START

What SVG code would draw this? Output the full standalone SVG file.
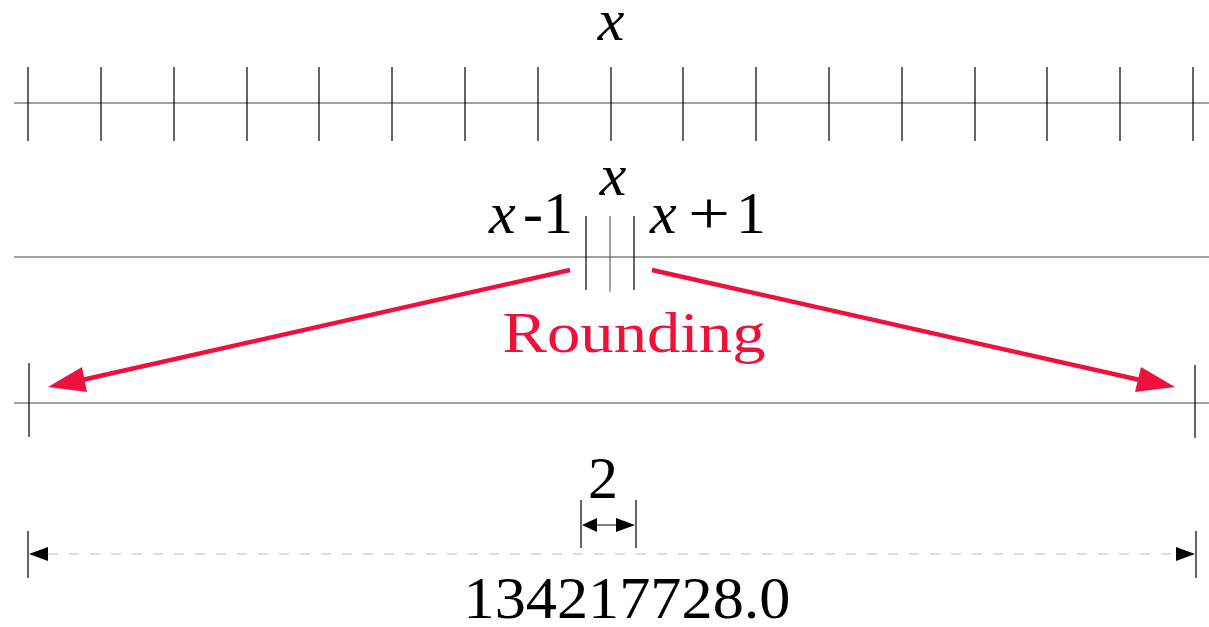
<svg xmlns="http://www.w3.org/2000/svg" width="1209" height="627" viewBox="0 0 1209 627">
<style>
.axis{stroke:#444;stroke-width:1.2;fill:none}
.tick{stroke:#000;stroke-width:1.2;fill:none}
.t{font-family:"Liberation Serif","DejaVu Serif",serif;font-size:60px;fill:#000}
.i{font-style:italic}
.red{stroke:#F0103C;stroke-width:4.5;fill:none}
.redf{fill:#F0103C}
</style>
<rect width="1209" height="627" fill="#fff"/>
<g id="axis-top">
<line class="axis" x1="14" y1="103" x2="1209" y2="103"/>
<path class="tick" d="M28 67V141M101 67V141M174 67V141M247 67V141M319 67V141M392 67V141M465 67V141M538 67V141M611 67V141M683 67V141M756 67V141M829 67V141M902 67V141M975 67V141M1047 67V141M1120 67V141M1193 67V141"/>
<text class="t i" x="611" y="40" text-anchor="middle">x</text>
</g>
<g id="axis-mid">
<line class="axis" x1="14" y1="257" x2="1209" y2="257"/>
<path class="tick" d="M586 216V290M634 216V290"/>
<line x1="610" y1="216" x2="610" y2="292" stroke="#666" stroke-width="1.2"/>
<text class="t i" x="613" y="195" text-anchor="middle">x</text>
<text class="t"><tspan class="i" x="489" y="233">x</tspan><tspan x="523" y="233">-1</tspan></text>
<text class="t"><tspan class="i" x="650" y="233">x</tspan><tspan x="688" y="233" textLength="42" lengthAdjust="spacingAndGlyphs">+</tspan><tspan x="736" y="233">1</tspan></text>
</g>
<g id="axis-bottom">
<line class="axis" x1="14" y1="403" x2="1209" y2="403"/>
<path class="tick" d="M29 363V437M1195 365V438"/>
</g>
<g id="connectors">
<line class="red" x1="570" y1="270" x2="82" y2="380"/>
<polygon class="redf" points="48,387 82,367 87,392"/>
<line class="red" x1="652" y1="270" x2="1140" y2="380"/>
<polygon class="redf" points="1175,387 1141,367 1135,392"/>
</g>
<g id="rounding-label">
<text x="634" y="352" text-anchor="middle" font-family="Liberation Serif, DejaVu Serif, serif" font-size="58" fill="#F0103C" textLength="263" lengthAdjust="spacingAndGlyphs">Rounding</text>
</g>
<g id="dim-small">
<path class="tick" d="M581 500V548M636 500V548"/>
<line x1="596" y1="525" x2="617" y2="525" stroke="#000" stroke-width="1"/>
<polygon points="582,525 597,518 597,532" fill="#000"/>
<polygon points="635,525 616,518 616,532" fill="#000"/>
<text class="t" x="603" y="498" text-anchor="middle">2</text>
</g>
<g id="dim-large">
<path class="tick" d="M28 531V578M1196 531V578"/>
<line x1="48" y1="554" x2="1176" y2="554" stroke="#bbb" stroke-width="1.2" stroke-dasharray="10 11"/>
<polygon points="29,554 48,547 48,561" fill="#000"/>
<polygon points="1195,554 1176,547 1176,561" fill="#000"/>
<text class="t" x="627" y="618" text-anchor="middle" textLength="327" lengthAdjust="spacingAndGlyphs">134217728.0</text>
</g>
</svg>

END

* WORK TO BE COMPLETED *
Your copy of the data should match it exactly, except that pictures are left out.

* RESPONSE TO THIS TASK *
What SVG code would draw this? Output the full standalone SVG file.
<svg xmlns="http://www.w3.org/2000/svg" width="1209" height="627" viewBox="0 0 1209 627">
<style>
.axis{stroke:#444;stroke-width:1.2;fill:none}
.tick{stroke:#000;stroke-width:1.2;fill:none}
.t{font-family:"Liberation Serif","DejaVu Serif",serif;font-size:60px;fill:#000}
.i{font-style:italic}
.red{stroke:#F0103C;stroke-width:4.5;fill:none}
.redf{fill:#F0103C}
</style>
<rect width="1209" height="627" fill="#fff"/>
<g id="axis-top">
<line class="axis" x1="14" y1="103" x2="1209" y2="103"/>
<path class="tick" d="M28 67V141M101 67V141M174 67V141M247 67V141M319 67V141M392 67V141M465 67V141M538 67V141M611 67V141M683 67V141M756 67V141M829 67V141M902 67V141M975 67V141M1047 67V141M1120 67V141M1193 67V141"/>
<text class="t i" x="611" y="40" text-anchor="middle">x</text>
</g>
<g id="axis-mid">
<line class="axis" x1="14" y1="257" x2="1209" y2="257"/>
<path class="tick" d="M586 216V290M634 216V290"/>
<line x1="610" y1="216" x2="610" y2="292" stroke="#666" stroke-width="1.2"/>
<text class="t i" x="613" y="195" text-anchor="middle">x</text>
<text class="t"><tspan class="i" x="489" y="233">x</tspan><tspan x="523" y="233">-1</tspan></text>
<text class="t"><tspan class="i" x="650" y="233">x</tspan><tspan x="688" y="233" textLength="42" lengthAdjust="spacingAndGlyphs">+</tspan><tspan x="736" y="233">1</tspan></text>
</g>
<g id="axis-bottom">
<line class="axis" x1="14" y1="403" x2="1209" y2="403"/>
<path class="tick" d="M29 363V437M1195 365V438"/>
</g>
<g id="connectors">
<line class="red" x1="570" y1="270" x2="82" y2="380"/>
<polygon class="redf" points="48,387 82,367 87,392"/>
<line class="red" x1="652" y1="270" x2="1140" y2="380"/>
<polygon class="redf" points="1175,387 1141,367 1135,392"/>
</g>
<g id="rounding-label">
<text x="634" y="352" text-anchor="middle" font-family="Liberation Serif, DejaVu Serif, serif" font-size="58" fill="#F0103C" textLength="263" lengthAdjust="spacingAndGlyphs">Rounding</text>
</g>
<g id="dim-small">
<path class="tick" d="M581 500V548M636 500V548"/>
<line x1="596" y1="525" x2="617" y2="525" stroke="#000" stroke-width="1"/>
<polygon points="582,525 597,518 597,532" fill="#000"/>
<polygon points="635,525 616,518 616,532" fill="#000"/>
<text class="t" x="603" y="498" text-anchor="middle">2</text>
</g>
<g id="dim-large">
<path class="tick" d="M28 531V578M1196 531V578"/>
<line x1="48" y1="554" x2="1176" y2="554" stroke="#bbb" stroke-width="1.2" stroke-dasharray="10 11"/>
<polygon points="29,554 48,547 48,561" fill="#000"/>
<polygon points="1195,554 1176,547 1176,561" fill="#000"/>
<text class="t" x="627" y="618" text-anchor="middle" textLength="327" lengthAdjust="spacingAndGlyphs">134217728.0</text>
</g>
</svg>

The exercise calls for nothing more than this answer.